Seven Into Even reworks Edmund Spenser's
The Faerie Queene in counterpoint to the seven deadly sins, and brings these vast references through a mesh of contemporary settings and issues in a series of poetic installations. The number seven works as an organizing principle: the book struggles with narrative and its constraints, questioning the development of characters as a poetic device, and reflecting on itself as it builds.
Seven Into Even is prose poetry at light speed, intermingled with the luscious slowness of short line leaps. Its seven sections explore the geographical spaciousness and local landscapes of Canada. Jacqueline Turner walks her poems through the handful of streets that make up Vancouver's Horseshoe Bay, to the Ship & Anchor in Calgary, and invites them to notice the way the sidewalks curve and cars stop for pedestrians -- even if they're jaywalking. Her characters are unsure and ambivalent -- and yet confident enough to highlight the fallacies of knowledge, reality, and truth.

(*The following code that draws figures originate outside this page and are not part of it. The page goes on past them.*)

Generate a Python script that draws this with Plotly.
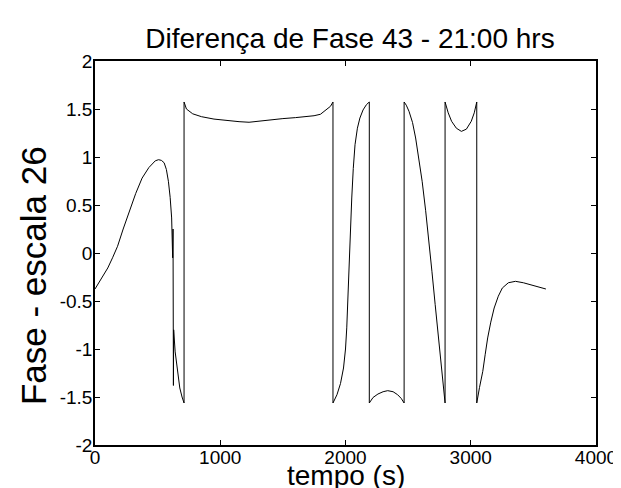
import plotly.graph_objects as go

# tempo (s) e fase - escala 26
tempo = [0, 50, 102, 140, 180, 225, 272, 325, 376, 430, 481, 507, 530, 552, 570, 586, 600, 612,
         620, 623, 626, 628, 640, 651, 665, 677, 695, 711,
         711, 730, 780, 850, 950, 1050, 1150, 1230, 1300, 1400, 1500, 1600, 1700, 1749, 1800,
         1827, 1860, 1880, 1900,
         1900, 1932, 1960, 1984, 2000, 2010, 2020, 2031, 2040, 2050, 2062, 2076, 2095, 2115,
         2140, 2167, 2190,
         2190, 2220, 2259, 2300, 2337, 2380, 2416, 2445, 2468,
         2468, 2485, 2507, 2535, 2560, 2585, 2612, 2640, 2664, 2690, 2716, 2735, 2755, 2775, 2795,
         2795, 2820, 2847, 2885, 2925, 2965, 3004, 3028, 3048,
         3048, 3070, 3096, 3115, 3135, 3160, 3187, 3220, 3252, 3300, 3357, 3420, 3475, 3540, 3600]

fase = [-0.375, -0.27, -0.156, -0.05, 0.07, 0.25, 0.434, 0.62, 0.78, 0.89, 0.96, 0.972, 0.965,
        0.94, 0.87, 0.747, 0.58, 0.365,
        -0.05, 0.25, -1.38, -0.80, -1.03, -1.163, -1.30, -1.406, -1.50, -1.5625,
        1.573, 1.50, 1.45, 1.42, 1.395, 1.38, 1.368, 1.362, 1.372, 1.39, 1.40, 1.41, 1.42, 1.43,
        1.445, 1.47, 1.50, 1.528, 1.573,
        -1.5625, -1.476, -1.36, -1.198, -1.0, -0.78, -0.42, -0.017, 0.30, 0.573, 0.88, 1.128,
        1.30, 1.406, 1.49, 1.545, 1.573,
        -1.5625, -1.505, -1.469, -1.445, -1.434, -1.445, -1.476, -1.515, -1.5625,
        1.573, 1.54, 1.476, 1.36, 1.198, 0.99, 0.747, 0.44, 0.156, -0.19, -0.538, -0.80, -1.059,
        -1.31, -1.5625,
        1.573, 1.46, 1.372, 1.30, 1.267, 1.29, 1.372, 1.46, 1.573,
        -1.5625, -1.40, -1.233, -1.06, -0.885, -0.72, -0.573, -0.45, -0.365, -0.31, -0.295,
        -0.31, -0.33, -0.355, -0.375]

x_ticks = [0, 1000, 2000, 3000, 4000]
x_labels = ["0", "1000", "2000", "3000", "4000"]
y_ticks = [-2, -1.5, -1, -0.5, 0, 0.5, 1, 1.5, 2]
y_labels = ["-2", "-1.5", "-1", "-0.5", "0", "0.5", "1", "1.5", "2"]

font = "Liberation Sans, Arial, sans-serif"

fig = go.Figure()
fig.add_trace(go.Scatter(x=tempo, y=fase, mode="lines",
                         line=dict(color="black", width=1), showlegend=False))

axis_style = dict(showline=True, linecolor="black", linewidth=1.5, mirror="ticks",
                  ticks="inside", ticklen=5, tickcolor="black", tickwidth=1,
                  showgrid=False, zeroline=False,
                  tickfont=dict(family=font, size=19, color="black"))

fig.update_xaxes(range=[0, 4000], tickvals=x_ticks, ticktext=x_labels,
                 ticklabelstandoff=-6, **axis_style)
fig.update_yaxes(range=[-2, 2], tickvals=y_ticks, ticktext=y_labels,
                 ticklabelstandoff=-3, **axis_style)

fig.update_layout(
    width=621, height=488,
    margin=dict(l=87, r=24, t=53, b=51),
    paper_bgcolor="white", plot_bgcolor="white",
    title=dict(text="Diferença de Fase 43 - 21:00 hrs", x=342 / 621, xanchor="center",
               y=1 - 30 / 488, yanchor="middle", yref="container",
               font=dict(family=font, size=28, color="black")),
    annotations=[
        dict(text="tempo (s)", xref="paper", yref="paper", x=0.5, y=(437 - 467) / 384,
             xanchor="center", yanchor="middle", showarrow=False,
             font=dict(family=font, size=28, color="black")),
        dict(text="Fase - escala 26", xref="paper", yref="paper", x=(24 - 87) / 510,
             y=(437 - 268) / 384, xanchor="center", yanchor="middle", textangle=-90,
             showarrow=False, font=dict(family=font, size=35, color="black")),
    ],
)

fig.write_html("out.html")
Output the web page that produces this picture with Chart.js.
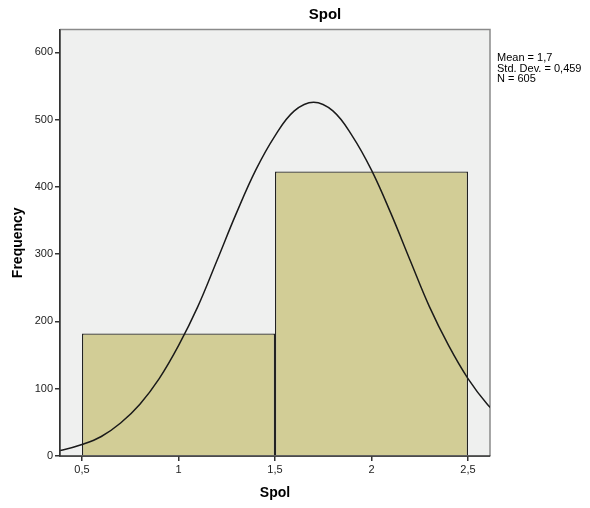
<!DOCTYPE html>
<html><head><meta charset="utf-8">
<script src="https://cdn.jsdelivr.net/npm/chart.js@4"></script>
<style>html,body{margin:0;padding:0;background:#fff}#wrap{width:590px;height:508px;position:relative}</style>
</head><body><div id="wrap"><canvas id="c" width="590" height="508"></canvas></div>
<script>
const binCenters = [1, 2];
const frequencies = [182, 423];
const xTicks = [0.5, 1, 1.5, 2, 2.5];
const yTicks = [0, 100, 200, 300, 400, 500, 600];
const curveX = [0.3, 0.4, 0.5, 0.6, 0.7, 0.8, 0.9, 1.0, 1.1, 1.2, 1.3, 1.4, 1.5, 1.6, 1.7, 1.8, 1.9, 2.0, 2.1, 2.2, 2.3, 2.4, 2.5, 2.6, 2.7];
const curveY = [5, 9, 17, 29, 49, 77, 115, 164, 222, 291, 361, 425, 476, 513, 526, 513, 476, 425, 361, 291, 222, 164, 115, 77, 49];
const titleText = "Spol";
const xTitle = "Spol";
const yTitle = "Frequency";
const statsLines = ["Mean = 1,7", "Std. Dev. = 0,459", "N = 605"];

const FONT = "'Liberation Sans', Arial, sans-serif";

const decor = {
  id: 'decor',
  beforeDatasetsDraw(chart) {
    const {ctx, chartArea: a} = chart;
    ctx.save();
    ctx.fillStyle = '#eff0ef';
    ctx.fillRect(a.left, a.top, a.right - a.left, a.bottom - a.top);
    ctx.strokeStyle = '#8a8a8a';
    ctx.lineWidth = 1.5;
    ctx.beginPath();
    ctx.moveTo(a.left, a.top); ctx.lineTo(a.right, a.top); ctx.lineTo(a.right, a.bottom);
    ctx.stroke();
    ctx.restore();
  },
  afterDraw(chart) {
    const {ctx, chartArea: a} = chart;
    ctx.save();
    ctx.fillStyle = '#000';
    ctx.textAlign = 'center';
    ctx.textBaseline = 'middle';
    ctx.font = "bold 15px " + FONT;
    ctx.fillText(titleText, 325, 15);
    ctx.font = "bold 14px " + FONT;
    ctx.fillText(xTitle, (a.left + a.right) / 2, 493);
    ctx.save();
    ctx.translate(18, (a.top + a.bottom) / 2);
    ctx.rotate(-Math.PI / 2);
    ctx.fillText(yTitle, 0, 0);
    ctx.restore();
    ctx.textAlign = 'left';
    ctx.font = "11px " + FONT;
    statsLines.forEach((s, i) => ctx.fillText(s, 497, 58 + i * 10.5));
    ctx.strokeStyle = '#333';
    ctx.lineWidth = 1.5;
    ctx.beginPath();
    ctx.moveTo(a.left, a.top); ctx.lineTo(a.left, a.bottom); ctx.lineTo(a.right, a.bottom);
    ctx.stroke();
    ctx.restore();
  }
};

new Chart(document.getElementById('c'), {
  data: {
    datasets: [
      {
        type: 'line',
        data: curveX.map((x, i) => ({x, y: curveY[i]})),
        borderColor: '#1a1a1a',
        borderWidth: 1.5,
        pointRadius: 0,
        tension: 0.4,
        order: 0
      },
      {
        type: 'bar',
        data: binCenters.map((x, i) => ({x, y: frequencies[i]})),
        backgroundColor: '#d2cd96',
        borderColor: '#222',
        borderWidth: 1.3,
        barPercentage: 2,
        categoryPercentage: 1,
        order: 1
      }
    ]
  },
  plugins: [decor],
  options: {
    responsive: false,
    animation: false,
    layout: {padding: {top: 29.5, right: 100, left: 0, bottom: 0}},
    plugins: {legend: {display: false}, tooltip: {enabled: false}},
    scales: {
      x: {
        type: 'linear',
        offset: false,
        min: 0.386, max: 2.614,
        afterBuildTicks: s => { s.ticks = xTicks.map(v => ({value: v})); },
        afterFit: s => { s.height = 52; },
        ticks: {
          callback: v => String(v).replace('.', ','),
          color: '#222', font: {family: FONT, size: 11}, padding: 2, maxRotation: 0
        },
        grid: {display: true, offset: false, drawOnChartArea: false, drawTicks: true, tickLength: 5, color: '#333', lineWidth: 1.5},
        border: {display: true, color: '#333', width: 1.5}
      },
      y: {
        type: 'linear',
        min: 0, max: 634,
        afterBuildTicks: s => { s.ticks = yTicks.map(v => ({value: v})); },
        afterFit: s => { s.width = 60; },
        ticks: {color: '#222', font: {family: FONT, size: 11}, padding: 2},
        grid: {display: true, drawOnChartArea: false, drawTicks: true, tickLength: 5, color: '#333', lineWidth: 1.5},
        border: {display: true, color: '#333', width: 1.5}
      }
    }
  }
});
</script>
</body></html>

The scale of Turner's project is both daunting and paradoxical. Like Spenser, she considers the differences between appearance and reality, probing them for resonance. She records the noises that emanate beyond the surface of things, building intensities through the thrill and push of language as it rushes across the page. By playfully mixing genres, this book undoes the distinction between high and low art with an exciting series of linguistic collisions.